(Figure scripts)
━━━━━━━━━━━━━━━━
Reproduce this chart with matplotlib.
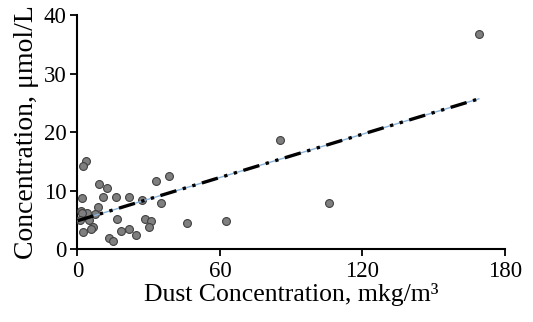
import numpy as np
import matplotlib
matplotlib.use("Agg")
import matplotlib.pyplot as plt

plt.rcParams['font.family'] = ['Liberation Serif', 'DejaVu Serif']

# dust concentration (mkg/m3) vs concentration (umol/L)
dust = [3.4, 2.5, 8.9, 12.6, 2.0, 10.6, 16.1, 21.5, 27.2, 8.6, 33.0, 38.7, 35.2,
        1.3, 3.9, 2.0, 7.4, 4.7, 1.1, 16.5, 28.3, 30.8, 30.0, 46.2, 62.4, 6.4,
        5.6, 2.5, 18.2, 21.5, 24.8, 13.1, 15.1, 85.1, 105.9, 169.0]
conc = [15.1, 14.3, 11.1, 10.5, 8.7, 9.0, 9.0, 8.9, 8.5, 7.3, 11.6, 12.5, 7.9,
        6.6, 6.3, 6.2, 6.0, 5.0, 5.0, 5.2, 5.2, 4.9, 3.8, 4.5, 4.9, 3.8,
        3.5, 3.0, 3.2, 3.5, 2.5, 1.9, 1.5, 18.7, 7.9, 36.8]

# linear trend, end points
trend_x = [0, 169]
trend_y = [4.9, 25.7]

x_ticks = [0, 60, 120, 180]
y_ticks = [0, 10, 20, 30, 40]

fig = plt.figure(figsize=(5.33, 3.22), dpi=100)
ax = fig.add_axes([0.1454, 0.2252, 0.802, 0.7282])

ax.scatter(dust, conc, s=32, c='#7f7f7f', edgecolors='#404040', linewidths=0.8, zorder=3)
ax.plot(trend_x, trend_y, color='#8ab4dc', lw=1.0, zorder=4)
ax.plot(trend_x, trend_y, color='black', lw=2.4, dashes=(5, 2, 1, 2, 1, 2), zorder=5)

ax.set_xlim(0, 180)
ax.set_ylim(0, 40)
ax.set_xticks(x_ticks)
ax.set_yticks(y_ticks)
ax.tick_params(labelsize=16.5, width=1.3, length=5, direction='out', color='black', pad=3)
ax.spines['top'].set_visible(False)
ax.spines['right'].set_visible(False)
ax.spines['left'].set_linewidth(1.5)
ax.spines['bottom'].set_linewidth(1.5)

ax.set_xlabel('Dust Concentration, mkg/m³', fontsize=18.5, labelpad=1)
ax.set_ylabel('Concentration, μmol/L', fontsize=20, labelpad=3)

fig.savefig('out.png', dpi=100)
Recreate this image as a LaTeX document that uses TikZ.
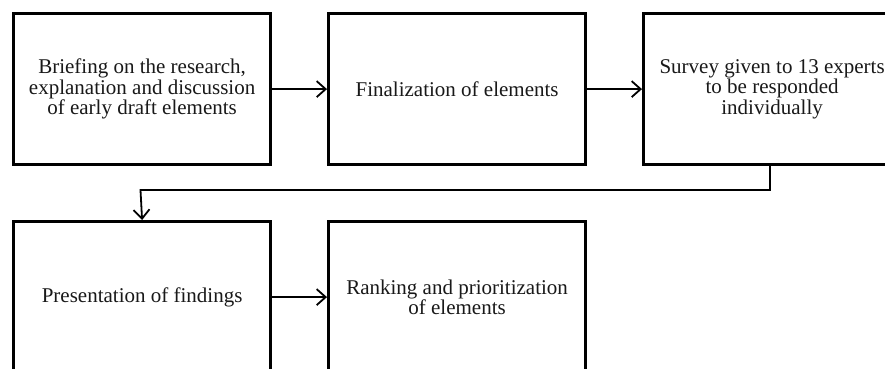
\documentclass[tikz,border=0pt]{standalone}
\usepackage{fontspec}
\setmainfont{Liberation Serif}
\usetikzlibrary{arrows.meta}
\begin{document}
\begin{tikzpicture}[x=1pt,y=-1pt,
  stepbox/.style={draw=black, line width=3.2pt, minimum width=257pt, minimum height=151pt,
    inner sep=0pt, anchor=north west, align=center,
    font=\fontsize{21}{20.5}\selectfont, text=black!90},
  conn/.style={line width=1.8pt, -{Straight Barb[length=9pt,width=16pt,line width=1.8pt]}}]
\useasboundingbox (0,0) rectangle (885,368);
\clip (0,0) rectangle (885,368);
\fill[white] (0,0) rectangle (885,368);
\node[stepbox] (b1) at (12,12) {Briefing on the research,\\explanation and discussion\\of early draft elements};
\node[stepbox] (b2) at (327,12) {Finalization of elements};
\node[stepbox] (b3) at (642,12) {Survey given to 13 experts\\to be responded\\individually};
\node[stepbox] (b4) at (12,220) {Presentation of findings};
\node[stepbox] (b5) at (327,220) {Ranking and prioritization\\of elements};
\coordinate (c1) at (770,190);
\coordinate (c2) at (140.5,190);
\draw[conn] (b1.east) -- (b2.west);
\draw[conn] (b2.east) -- (b3.west);
\draw[conn] (b4.east) -- (b5.west);
\draw[conn] (b3.south -| c1) -- (c1) -- (c2) -- (b4.north);
\end{tikzpicture}
\end{document}
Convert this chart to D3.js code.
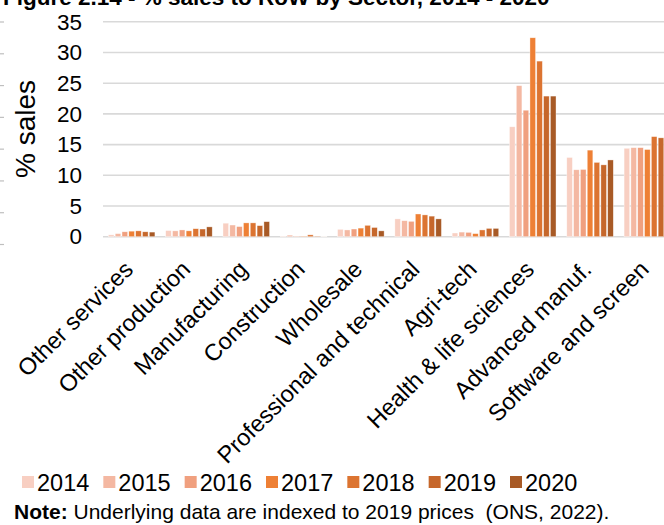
<!DOCTYPE html>
<html>
<head>
<meta charset="utf-8">
<script src="https://cdn.jsdelivr.net/npm/d3@7"></script>
<style>
  html, body { margin: 0; padding: 0; background: #fff; overflow: hidden; }
  svg { display: block; font-family: "Liberation Sans", Arial, sans-serif; }
</style>
</head>
<body>
<svg id="chart" width="664" height="525"></svg>
<script>
const categories = ["Other services", "Other production", "Manufacturing", "Construction", "Wholesale",
  "Professional and technical", "Agri-tech", "Health & life sciences", "Advanced manuf.", "Software and screen"];
const years = ["2014", "2015", "2016", "2017", "2018", "2019", "2020"];
const v2014 = [0.3, 1.0, 2.2, 0.1, 1.2, 2.9, 0.6, 17.9, 12.9, 14.4];
const v2015 = [0.5, 0.95, 1.9, 0.25, 1.1, 2.6, 0.75, 24.6, 10.9, 14.5];
const v2016 = [0.8, 1.1, 1.65, 0.1, 1.25, 2.5, 0.7, 20.6, 10.95, 14.5];
const v2017 = [0.9, 0.95, 2.25, 0.1, 1.4, 3.7, 0.5, 32.4, 14.1, 14.2];
const v2018 = [0.95, 1.3, 2.25, 0.3, 1.85, 3.55, 1.1, 28.6, 12.1, 16.3];
const v2019 = [0.8, 1.25, 1.8, 0.1, 1.5, 3.35, 1.35, 22.9, 11.7, 16.1];
const v2020 = [0.75, 1.6, 2.45, 0.05, 0.95, 2.9, 1.35, 22.9, 12.5, 16.0];
const yTicks = [0, 5, 10, 15, 20, 25, 30, 35];
const colors = ["#F8CFC2", "#F4B8A2", "#F0A07F", "#EE8035", "#DC7431", "#C6672B", "#A85A26"];

const series = [v2014, v2015, v2016, v2017, v2018, v2019, v2020];
const svg = d3.select("#chart");

// title (cropped at top)
svg.append("text").attr("x", 3).attr("y", 5)
  .attr("font-size", 22.5).attr("font-weight", "bold").attr("fill", "#000")
  .text("Figure 2.14 - % sales to RoW by Sector, 2014 - 2020");

// stray frame marks at left edge
const markY = d3.scaleLinear().domain([0, 7]).range([244.5, 22]);
svg.append("g").selectAll("line").data(d3.range(8)).join("line")
  .attr("x1", 0).attr("x2", 4).attr("y1", d => markY(d)).attr("y2", d => markY(d))
  .attr("stroke", "#BFBFBF").attr("stroke-width", 1.2);

const x0 = d3.scaleBand().domain(categories).range([103, 676]).paddingInner(0).paddingOuter(0);
const x1 = d3.scaleBand().domain(years).range([x0.bandwidth() * 0.094, x0.bandwidth() * 0.906]).paddingInner(0.18);
const y = d3.scaleLinear().domain([0, 35]).range([236.7, 21.8]);

// gridlines
svg.append("g").selectAll("line").data(yTicks).join("line")
  .attr("x1", 103).attr("x2", 664)
  .attr("y1", d => y(d)).attr("y2", d => y(d))
  .attr("stroke", "#D9D9D9").attr("stroke-width", 1.6);

// y axis labels
const yAxis = d3.axisLeft(y).tickValues(yTicks).tickSize(0).tickPadding(0).tickFormat(d3.format("d"));
const yg = svg.append("g").attr("transform", "translate(82,0)").call(yAxis);
yg.select(".domain").remove();
yg.selectAll("text").attr("font-size", 22.5).attr("fill", "#000")
  .attr("font-family", "Liberation Sans, Arial, sans-serif");

svg.append("text").attr("transform", "translate(35,129) rotate(-90)")
  .attr("text-anchor", "middle").attr("font-size", 28).attr("fill", "#000")
  .text("% sales");

// bars
const rows = [];
categories.forEach((c, i) => years.forEach((yr, j) => rows.push({ c, yr, j, v: series[j][i] })));
svg.append("g").selectAll("rect").data(rows).join("rect")
  .attr("x", d => x0(d.c) + x1(d.yr))
  .attr("width", x1.bandwidth())
  .attr("y", d => y(d.v))
  .attr("height", d => y(0) - y(d.v))
  .attr("fill", d => colors[d.j])
  .attr("stroke", "#fff").attr("stroke-width", 0.6).attr("stroke-opacity", 0.6);

// category labels
svg.append("g").selectAll("text").data(categories).join("text")
  .attr("transform", d => `translate(${x0(d) + x0.bandwidth() / 2 - 3},265) rotate(-45)`)
  .attr("text-anchor", "end").attr("dy", "0.35em")
  .attr("font-size", 23.5).attr("fill", "#000")
  .text(d => d);

// legend
const legX = d3.scalePoint().domain(years).range([22, 510]);
const lg = svg.append("g").selectAll("g").data(years).join("g")
  .attr("transform", d => `translate(${legX(d)},0)`);
lg.append("rect").attr("x", 0).attr("y", 476).attr("width", 12).attr("height", 12)
  .attr("fill", (d, i) => colors[i]);
lg.append("text").attr("x", 15).attr("y", 491).attr("font-size", 23.5).attr("fill", "#000").text(d => d);

// note
const note = svg.append("text").attr("x", 14).attr("y", 519).attr("font-size", 21).attr("fill", "#000")
  .style("white-space", "pre");
note.append("tspan").attr("font-weight", "bold").text("Note:");
note.append("tspan").text(" Underlying data are indexed to 2019 prices  (ONS, 2022).");
</script>
</body>
</html>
━━━━━━━━━━━━━━━━
Return exactly what appears from the opening line of the material through the line with "ax = fig.add_axes([0.1454, 0.2252, 0.802, 0.7282])", apart from the pictures.

# [WORKED ANSWER]
Reproduce this chart with matplotlib.
import numpy as np
import matplotlib
matplotlib.use("Agg")
import matplotlib.pyplot as plt

plt.rcParams['font.family'] = ['Liberation Serif', 'DejaVu Serif']

# dust concentration (mkg/m3) vs concentration (umol/L)
dust = [3.4, 2.5, 8.9, 12.6, 2.0, 10.6, 16.1, 21.5, 27.2, 8.6, 33.0, 38.7, 35.2,
        1.3, 3.9, 2.0, 7.4, 4.7, 1.1, 16.5, 28.3, 30.8, 30.0, 46.2, 62.4, 6.4,
        5.6, 2.5, 18.2, 21.5, 24.8, 13.1, 15.1, 85.1, 105.9, 169.0]
conc = [15.1, 14.3, 11.1, 10.5, 8.7, 9.0, 9.0, 8.9, 8.5, 7.3, 11.6, 12.5, 7.9,
        6.6, 6.3, 6.2, 6.0, 5.0, 5.0, 5.2, 5.2, 4.9, 3.8, 4.5, 4.9, 3.8,
        3.5, 3.0, 3.2, 3.5, 2.5, 1.9, 1.5, 18.7, 7.9, 36.8]

# linear trend, end points
trend_x = [0, 169]
trend_y = [4.9, 25.7]

x_ticks = [0, 60, 120, 180]
y_ticks = [0, 10, 20, 30, 40]

fig = plt.figure(figsize=(5.33, 3.22), dpi=100)
ax = fig.add_axes([0.1454, 0.2252, 0.802, 0.7282])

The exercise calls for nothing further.